WANA, April 2: Religious leaders here on Monday declared ‘jihad’ against Uzbek militants as local tribesmen and militant commanders continued to face stiff resistance from them.
The call came at a jirga of the Zallikhel and Tojikhel clans of the predominant Ahmadzai Wazir tribe at a playground in the administrative headquarters of South Waziristan. Hundreds of tribal elders and leaders representing the sub-clans of the tribe attended the jirga.
The Zallikhels had nominated a fellow tribesman, Nasib Khan, to raise a tribal force of volunteers in support of militant commander Maulvi Nazir to flush out Uzbek militants and their local collaborators from the region.On Sunday, local militants had made public announcements urging people to wage a ‘jihad’ against Uzbeks.
The jirga urged locals to shoot any Uzbek militants they came across. Rough estimates put the number of Uzbek militants in South Waziristan at a little over 1,000.
Official sources said two men were killed and two others wounded when militant groups supporting and opposing the Uzbeks clashed on Monday near a checkpoint.
An official acknowledged that the Uzbeks appeared to have received material support that had given them a shot in the arm in the face of prevailing public hostility against them.
“They have received some support, material support, I don’t know from where,” the official said.“They did not have Kalakovs until recently. They have Kalakovs now,” he said, adding that the locals were finding it hard to dislodge them from a strategic hilltop bunker in Shin Warsak near Wana.

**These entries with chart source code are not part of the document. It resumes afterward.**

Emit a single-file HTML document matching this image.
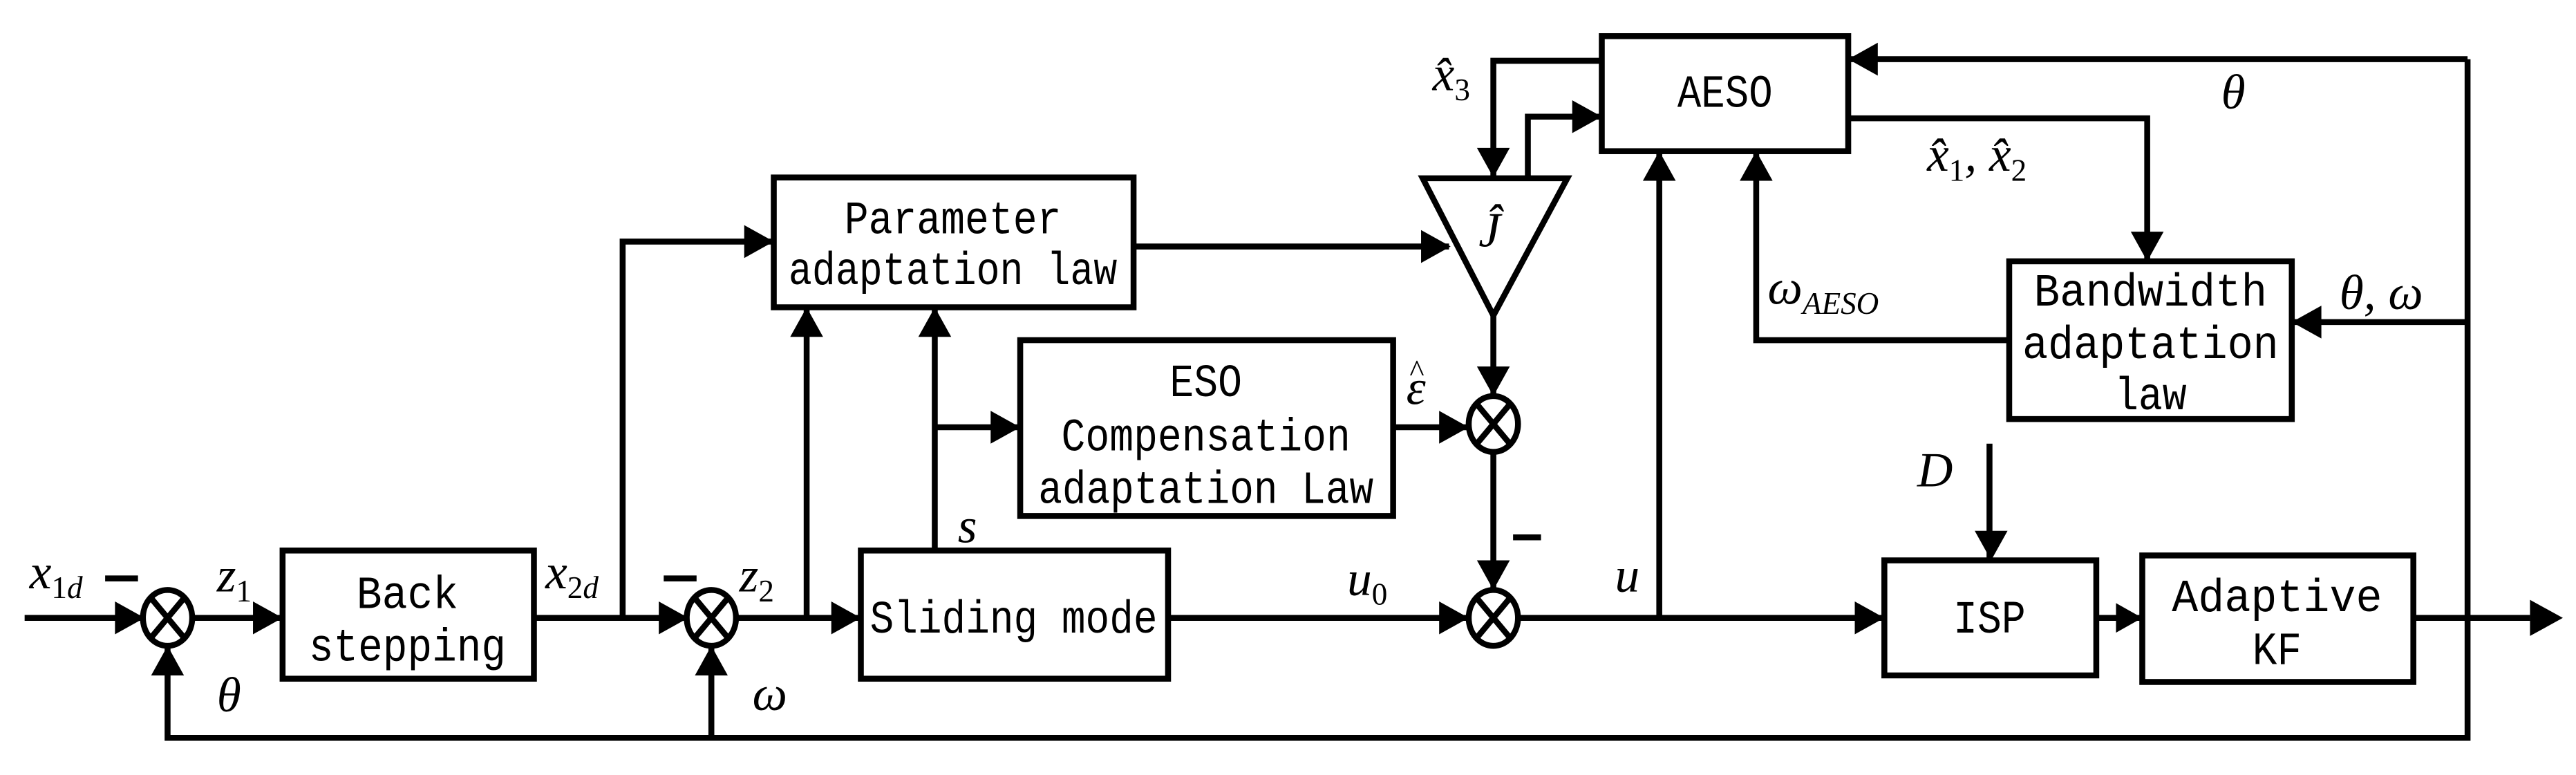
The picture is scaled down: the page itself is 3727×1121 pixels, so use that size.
<!DOCTYPE html>
<html><head><meta charset="utf-8"><style>
html,body{margin:0;padding:0;background:#fff;}
svg{display:block}
.b{font-family:"Liberation Mono",monospace;font-size:28px;font-weight:normal;text-anchor:middle}
.m{font-family:"Liberation Serif",serif;font-style:italic;font-size:30px}
.s{font-family:"Liberation Serif",serif;font-style:normal;font-size:19px}
.si{font-family:"Liberation Serif",serif;font-style:italic;font-size:19px}
</style></head><body>
<svg width="3727" height="1121" viewBox="0 0 1568 471.6" preserveAspectRatio="none" xmlns="http://www.w3.org/2000/svg">
<g fill="none" stroke="#000" stroke-width="3.6" stroke-linejoin="miter">
<rect x="172" y="335" width="153" height="78"/>
<rect x="471" y="108" width="219" height="79"/>
<rect x="524" y="335" width="187" height="78"/>
<rect x="621" y="207" width="227" height="107"/>
<rect x="975" y="22" width="150" height="70"/>
<rect x="1223" y="159" width="172" height="96"/>
<rect x="1147" y="341" width="129" height="70"/>
<rect x="1304" y="338" width="165" height="77"/>
<polygon points="866,108.5 954,108.5 909,192"/>
<ellipse cx="102" cy="376" rx="15" ry="17"/>
<ellipse cx="433" cy="376" rx="15" ry="17"/>
<ellipse cx="909" cy="258" rx="15" ry="17"/>
<ellipse cx="909" cy="376" rx="15" ry="17"/>
<path d="M92,364 L112,388 M112,364 L92,388 M423,364 L443,388 M443,364 L423,388 M899,246 L919,270 M919,246 L899,270 M899,364 L919,388 M919,364 L899,388"/>
<path d="M15,376 H87"/>
<path d="M117,376 H172"/>
<path d="M325,376 H418"/>
<path d="M379,376 V147 H471"/>
<path d="M448,376 H524"/>
<path d="M491,376 V187"/>
<path d="M569,335 V187"/>
<path d="M569,260 H621"/>
<path d="M711,376 H894"/>
<path d="M924,376 H1147"/>
<path d="M1010,376 V92"/>
<path d="M690,150 H882"/>
<path d="M909,192 V241"/>
<path d="M848,260 H894"/>
<path d="M909,275 V359"/>
<path d="M975,37 H909 V108"/>
<path d="M930,108 V71 H975"/>
<path d="M1125,72 H1307 V159"/>
<path d="M1223,207 H1069 V92"/>
<path d="M1502,36 H1125"/>
<path d="M1502,36 V449 H102 V393"/>
<path d="M433,449 V393"/>
<path d="M1502,196 H1395"/>
<path d="M1211,270 V341"/>
<path d="M1276,376 H1304"/>
<path d="M1469,376 H1540"/>
<path d="M64,352 H84 M404,352 H424 M921,327 H938"/>
</g>
<g fill="#000" stroke="none">
<polygon points="88,376 70,366 70,386"/>
<polygon points="172,376 154,366 154,386"/>
<polygon points="419,376 401,366 401,386"/>
<polygon points="471,147 453,137 453,157"/>
<polygon points="524,376 506,366 506,386"/>
<polygon points="621,260 603,250 603,270"/>
<polygon points="894,376 876,366 876,386"/>
<polygon points="894,260 876,250 876,270"/>
<polygon points="883,150 865,140 865,160"/>
<polygon points="975,71 957,61 957,81"/>
<polygon points="1147,376 1129,366 1129,386"/>
<polygon points="1304,376 1288,367 1288,385"/>
<polygon points="1560,376 1540,365 1540,387"/>
<polygon points="1125,36 1143,26 1143,46"/>
<polygon points="1395,196 1413,186 1413,206"/>
<polygon points="102,393 92,411 112,411"/>
<polygon points="433,393 423,411 443,411"/>
<polygon points="491,187 481,205 501,205"/>
<polygon points="569,187 559,205 579,205"/>
<polygon points="1010,92 1000,110 1020,110"/>
<polygon points="1069,92 1059,110 1079,110"/>
<polygon points="909,108 899,90 919,90"/>
<polygon points="909,241 899,223 919,223"/>
<polygon points="909,359 899,341 919,341"/>
<polygon points="1307,159 1297,141 1317,141"/>
<polygon points="1212,341 1202,323 1222,323"/>
</g>
<g class="b">
<text x="248" y="370" textLength="62" lengthAdjust="spacingAndGlyphs">Back</text>
<text x="248" y="402" textLength="120" lengthAdjust="spacingAndGlyphs">stepping</text>
<text x="580" y="142" textLength="132" lengthAdjust="spacingAndGlyphs">Parameter</text>
<text x="580" y="173" textLength="200" lengthAdjust="spacingAndGlyphs">adaptation law</text>
<text x="734" y="241" textLength="44" lengthAdjust="spacingAndGlyphs">ESO</text>
<text x="734" y="274" textLength="176" lengthAdjust="spacingAndGlyphs">Compensation</text>
<text x="734" y="306" textLength="204" lengthAdjust="spacingAndGlyphs">adaptation Law</text>
<text x="617" y="385" textLength="175" lengthAdjust="spacingAndGlyphs">Sliding mode</text>
<text x="1050" y="65" textLength="58" lengthAdjust="spacingAndGlyphs">AESO</text>
<text x="1309" y="186" textLength="142" lengthAdjust="spacingAndGlyphs">Bandwidth</text>
<text x="1309" y="218" textLength="156" lengthAdjust="spacingAndGlyphs">adaptation</text>
<text x="1309" y="249" textLength="44" lengthAdjust="spacingAndGlyphs">law</text>
<text x="1211" y="385" textLength="44" lengthAdjust="spacingAndGlyphs">ISP</text>
<text x="1386" y="372" textLength="128" lengthAdjust="spacingAndGlyphs">Adaptive</text>
<text x="1386" y="404" textLength="30" lengthAdjust="spacingAndGlyphs">KF</text>
</g>
<text class="m" x="18" y="358">x<tspan class="s" dy="6">1</tspan><tspan class="si">d</tspan></text>
<text class="m" x="132" y="360">z<tspan class="s" dy="6">1</tspan></text>
<text class="m" x="332" y="358">x<tspan class="s" dy="6">2</tspan><tspan class="si">d</tspan></text>
<text class="m" x="450" y="360">z<tspan class="s" dy="6">2</tspan></text>
<text class="m" x="132" y="433">θ</text>
<text class="m" x="458" y="432">ω</text>
<text class="m" x="583" y="330">s</text>
<text class="m" x="820" y="362">u<tspan class="s" dy="6">0</tspan></text>
<text class="m" x="983" y="360">u</text>
<text class="m" x="1167" y="296">D</text>
<text class="m" x="856" y="246">ε</text>
<text class="s" x="858" y="232">^</text>
<text class="m" x="872" y="55">x̂<tspan class="s" dy="6">3</tspan></text>
<text class="m" x="1173" y="104">x̂<tspan class="s" dy="6">1</tspan><tspan dy="-6">, x̂</tspan><tspan class="s" dy="6">2</tspan></text>
<text class="m" x="1076" y="185">ω<tspan class="si" dy="6">AESO</tspan></text>
<text class="m" x="1352" y="66">θ</text>
<text class="m" x="1424" y="188">θ, ω</text>
<text class="m" x="900" y="150">Ĵ</text>
</svg>
</body></html>
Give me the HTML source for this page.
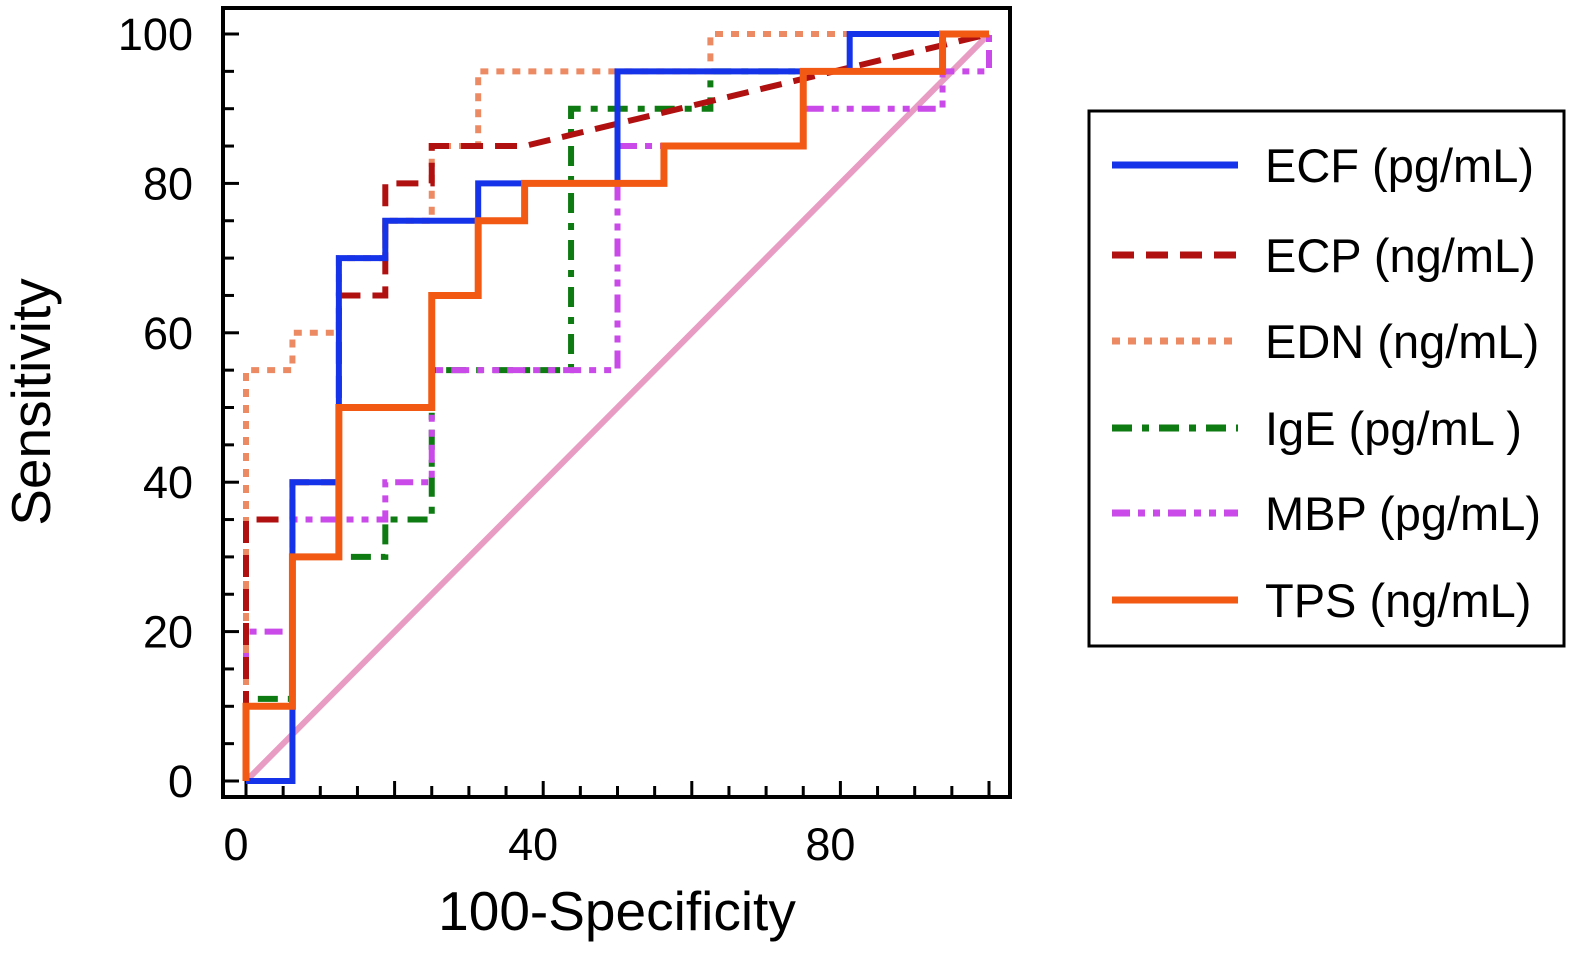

The bunker was thought to have fallen to the local militants opposed to the Uzbeks last week following a barrage of artillery fire by the military garrisoned in Zari Noor army brigade headquarters.
But sources said that the fortified bunker built by the military remained intact despite artillery fire. “The artillery did not really have any effect,” they said. But they were confident that given time the local tribesmen and their armed militant supporters would be able to evict the Uzbeks from the region.
Asked whether the government or the military needed to come out more openly in support of the local tribesmen and militant commanders to enable them to evict the Uzbek militants, the sources said: “Support or no support, the Uzbeks will have to leave. It’s only a matter of time.”
The sources, however, said the Frontier Corps personnel manning the checkpoints in the region were turning a blind eye to Uzbek militants and the militant commanders supporting them.
They said the militants led by pro-Uzbek local commander Javed Karmazkhel were able to pass the checkpoints to clash with commander Nazir’s men.
A jirga of the Tojikhel sub-clan is meeting again on Tuesday to decide how to support the campaign to flush out Uzbek militants, sources said.
Monday’s jirga decided that those who provided support to foreign militants would be punished in accordance with the local customs and traditions.
A laskhar was authorised to demolish homes of supporters of the Uzbek militants, impose Rs1 million fine on them and expel them from the area with their families.
Sources said foreign militants had killed an uncle and brother of a local reporter working for a regional newspaper in Kaza Panga area and kidnapped his three relatives on Saturday. The journalist’s family also killed three attackers.
They said the journalist, Din Mohammad, was close to Maulvi Nazir and he had facilitated a team of journalists to meet two militant commanders opposed to the Uzbeks in Wana last week.